See also @ai/clojure-library-source-and-documentation.md in this project.

Our project defines a Datomic database (along with virtual attributes) via a Fulcro RAD attribute model. The attribute options are defined in the namespace com.fulcrologic.rad.attributes-options. Our model is defined in the source folder @src/main/myapp/model_rad, with the model.cljc file being the join point for everything.

Each entity in our database model has a model file (e.g. src/main/myapp/model_rad/invoice.cljc), though entity attributes are actually grouped around an "identity" attribute (i.e. any defattr with ao/identity? set to true.)
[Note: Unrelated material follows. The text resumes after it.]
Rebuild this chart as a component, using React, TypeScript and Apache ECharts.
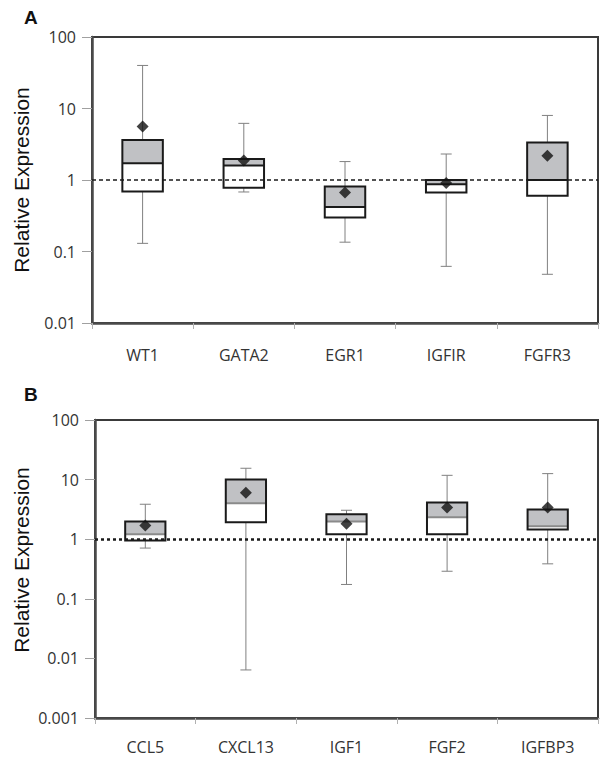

The grouping is done with ao/identities, which is a set of id attributes whose entities CAN include that attribute. For example ao/identities #{:product/id :invoice/id} would be that the attribute could appear on products or invoices.

A defattr MAY have an optional docstring just after the symbol (just like def). So the signature is (defattr sym docstring? database-keyword type options-map). The type is database specific, but most common types like :int, :string, :keyword, and :ref are supported by Datomic.
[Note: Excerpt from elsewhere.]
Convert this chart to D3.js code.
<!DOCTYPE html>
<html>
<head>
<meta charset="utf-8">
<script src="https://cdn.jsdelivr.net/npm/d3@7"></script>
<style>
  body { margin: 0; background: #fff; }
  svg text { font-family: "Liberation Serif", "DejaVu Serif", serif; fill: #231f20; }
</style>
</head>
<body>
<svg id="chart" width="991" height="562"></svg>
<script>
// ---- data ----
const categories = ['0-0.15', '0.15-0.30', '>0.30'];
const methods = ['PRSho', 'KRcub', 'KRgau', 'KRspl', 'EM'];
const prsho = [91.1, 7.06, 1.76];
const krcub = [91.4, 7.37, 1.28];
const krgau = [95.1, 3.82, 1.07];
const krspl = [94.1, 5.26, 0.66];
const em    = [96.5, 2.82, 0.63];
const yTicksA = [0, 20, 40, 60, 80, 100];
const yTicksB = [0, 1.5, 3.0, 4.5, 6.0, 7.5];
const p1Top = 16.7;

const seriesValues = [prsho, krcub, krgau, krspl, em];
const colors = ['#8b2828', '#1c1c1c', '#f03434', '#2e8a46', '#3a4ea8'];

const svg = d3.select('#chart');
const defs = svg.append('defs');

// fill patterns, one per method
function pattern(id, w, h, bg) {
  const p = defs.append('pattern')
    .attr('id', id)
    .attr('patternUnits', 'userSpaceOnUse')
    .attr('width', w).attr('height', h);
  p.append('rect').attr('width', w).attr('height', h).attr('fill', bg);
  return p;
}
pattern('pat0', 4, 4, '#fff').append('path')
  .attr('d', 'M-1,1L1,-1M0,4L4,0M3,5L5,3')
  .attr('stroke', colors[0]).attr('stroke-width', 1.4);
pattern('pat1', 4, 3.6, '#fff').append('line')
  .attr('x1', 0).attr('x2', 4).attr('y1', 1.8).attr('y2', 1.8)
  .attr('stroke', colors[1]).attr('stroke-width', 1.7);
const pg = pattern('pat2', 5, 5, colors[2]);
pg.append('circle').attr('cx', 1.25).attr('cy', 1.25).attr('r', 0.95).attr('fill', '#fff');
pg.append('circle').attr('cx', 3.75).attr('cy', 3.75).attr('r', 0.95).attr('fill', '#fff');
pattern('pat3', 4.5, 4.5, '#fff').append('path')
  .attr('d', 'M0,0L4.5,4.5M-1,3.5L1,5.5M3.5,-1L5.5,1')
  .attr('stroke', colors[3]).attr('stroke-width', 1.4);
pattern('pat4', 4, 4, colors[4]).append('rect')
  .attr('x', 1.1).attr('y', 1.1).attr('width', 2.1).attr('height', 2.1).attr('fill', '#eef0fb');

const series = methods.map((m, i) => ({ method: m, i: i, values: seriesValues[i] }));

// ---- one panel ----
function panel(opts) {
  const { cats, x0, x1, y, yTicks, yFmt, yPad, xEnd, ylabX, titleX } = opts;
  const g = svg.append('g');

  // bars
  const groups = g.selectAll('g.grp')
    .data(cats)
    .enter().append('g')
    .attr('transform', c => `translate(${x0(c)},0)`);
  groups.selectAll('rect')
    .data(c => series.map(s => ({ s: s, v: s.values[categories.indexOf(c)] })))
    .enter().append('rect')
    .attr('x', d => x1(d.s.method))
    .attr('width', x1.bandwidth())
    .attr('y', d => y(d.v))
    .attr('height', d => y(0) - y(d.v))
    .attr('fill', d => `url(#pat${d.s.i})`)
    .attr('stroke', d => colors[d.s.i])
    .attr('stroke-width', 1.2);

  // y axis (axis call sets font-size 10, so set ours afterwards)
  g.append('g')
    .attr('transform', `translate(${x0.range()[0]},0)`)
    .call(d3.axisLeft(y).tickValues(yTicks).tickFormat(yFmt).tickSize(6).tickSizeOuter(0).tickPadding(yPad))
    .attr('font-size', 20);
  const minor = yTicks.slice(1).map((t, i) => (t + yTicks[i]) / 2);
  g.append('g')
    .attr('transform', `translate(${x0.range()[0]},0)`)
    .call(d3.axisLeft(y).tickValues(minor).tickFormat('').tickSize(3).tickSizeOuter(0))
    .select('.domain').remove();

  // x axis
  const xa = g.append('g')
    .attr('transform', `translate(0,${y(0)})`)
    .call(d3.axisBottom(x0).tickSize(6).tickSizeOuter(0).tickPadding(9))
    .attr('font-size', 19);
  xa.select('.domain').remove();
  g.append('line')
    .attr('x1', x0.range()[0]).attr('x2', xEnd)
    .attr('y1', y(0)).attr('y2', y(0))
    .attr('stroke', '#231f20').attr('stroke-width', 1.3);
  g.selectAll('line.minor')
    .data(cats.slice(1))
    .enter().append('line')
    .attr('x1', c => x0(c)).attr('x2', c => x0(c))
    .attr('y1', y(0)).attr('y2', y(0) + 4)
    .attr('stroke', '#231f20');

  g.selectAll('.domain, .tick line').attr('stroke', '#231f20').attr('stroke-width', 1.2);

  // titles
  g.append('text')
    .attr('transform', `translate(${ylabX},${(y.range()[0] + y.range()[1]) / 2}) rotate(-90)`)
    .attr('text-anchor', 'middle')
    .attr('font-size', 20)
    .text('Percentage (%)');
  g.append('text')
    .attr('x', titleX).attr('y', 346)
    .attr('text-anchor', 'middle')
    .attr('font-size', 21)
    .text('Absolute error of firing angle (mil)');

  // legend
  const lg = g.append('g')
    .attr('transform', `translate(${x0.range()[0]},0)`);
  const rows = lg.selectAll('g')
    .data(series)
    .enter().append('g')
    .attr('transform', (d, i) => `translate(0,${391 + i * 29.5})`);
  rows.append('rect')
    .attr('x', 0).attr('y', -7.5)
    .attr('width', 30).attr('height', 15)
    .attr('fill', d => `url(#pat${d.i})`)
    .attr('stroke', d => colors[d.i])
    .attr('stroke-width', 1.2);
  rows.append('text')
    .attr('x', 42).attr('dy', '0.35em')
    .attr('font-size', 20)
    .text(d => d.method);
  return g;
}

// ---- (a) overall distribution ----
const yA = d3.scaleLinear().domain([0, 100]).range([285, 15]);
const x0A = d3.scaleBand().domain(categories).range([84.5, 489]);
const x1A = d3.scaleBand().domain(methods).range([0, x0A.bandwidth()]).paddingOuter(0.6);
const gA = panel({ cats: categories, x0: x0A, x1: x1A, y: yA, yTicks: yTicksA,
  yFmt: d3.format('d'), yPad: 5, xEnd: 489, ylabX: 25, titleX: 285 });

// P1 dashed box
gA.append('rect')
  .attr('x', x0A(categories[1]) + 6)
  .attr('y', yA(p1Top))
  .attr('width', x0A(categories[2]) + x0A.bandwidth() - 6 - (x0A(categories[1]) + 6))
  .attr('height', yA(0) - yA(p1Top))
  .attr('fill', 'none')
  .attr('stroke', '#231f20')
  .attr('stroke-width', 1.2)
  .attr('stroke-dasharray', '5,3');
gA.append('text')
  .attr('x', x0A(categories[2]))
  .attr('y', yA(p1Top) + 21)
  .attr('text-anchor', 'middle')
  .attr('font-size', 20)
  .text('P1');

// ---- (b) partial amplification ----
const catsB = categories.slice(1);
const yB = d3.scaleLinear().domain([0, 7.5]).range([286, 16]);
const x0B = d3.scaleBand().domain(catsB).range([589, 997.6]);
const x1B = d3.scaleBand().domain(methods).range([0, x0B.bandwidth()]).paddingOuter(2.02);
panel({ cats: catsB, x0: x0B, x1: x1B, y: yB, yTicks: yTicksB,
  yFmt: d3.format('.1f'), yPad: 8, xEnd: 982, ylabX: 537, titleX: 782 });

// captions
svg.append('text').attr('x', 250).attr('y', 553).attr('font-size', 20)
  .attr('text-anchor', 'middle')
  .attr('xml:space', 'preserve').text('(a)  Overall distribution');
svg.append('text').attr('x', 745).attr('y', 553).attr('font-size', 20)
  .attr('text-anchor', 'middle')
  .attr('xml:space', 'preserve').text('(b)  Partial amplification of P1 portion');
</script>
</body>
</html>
The :ref type indicates that the attribute points to one (or many if the ao/cardinality is set to :many) entity. The value of ao/target or ao/targets will specify id attributes of the target entities of the reference.

From this you can deduce a lot about the data model, and in fact namespaces like myapp.lib.rad.introspection do just that.

The RAD model is used to generate many things: database schema, pathom resolvers, validations (malli schemas), reports (see defsc-report) forms (defsc-form), import/export formats (csv, excel, etc.).

The legacy code has "builders" for making instances of objects for tests. In the newer code, we prefer a pattern where, in the RAD model file, we add a function called new-MODELNAME, e.g. new-product. Such functions should look like this:

(defn new-product
  "Create a product. The name will be the sku and temporary ID of the product. "
  [sku & {:as addl-attrs}]
  (merge
    {:db/id                      sku
     :product/id                 (new-uuid)
     :product/sku                sku
     :product/description        sku
     :product/inventory-tracked? false}
    addl-attrs))

Where the bare minimum arguments for a usable entity are included, and the user can specify named args to override/fill in things that we give defaults for. Note that Datomic allows us to use strings as a :db/id, and those will be unified among entities on a single transaction. The :tempids of the datomic result will then include those strings as keys to the native :db/id of the created entities. This allows us to quickly build things for tests:

(let [c    (new-company "Acme") ; sets :db/id to "Acme"
      ;; assigns a alt description and relates the new product to the company
      p    (new-product "sku-100" :product/company "Acme" :product/description "My Product") 
      conn (test-conn)
      {{:strs [Acme sku-100]} :tempids} (d/transact conn {:tx-data [p c]})]
  ...)

You should never change an existing "errant" builder function, since they are widely used in tests.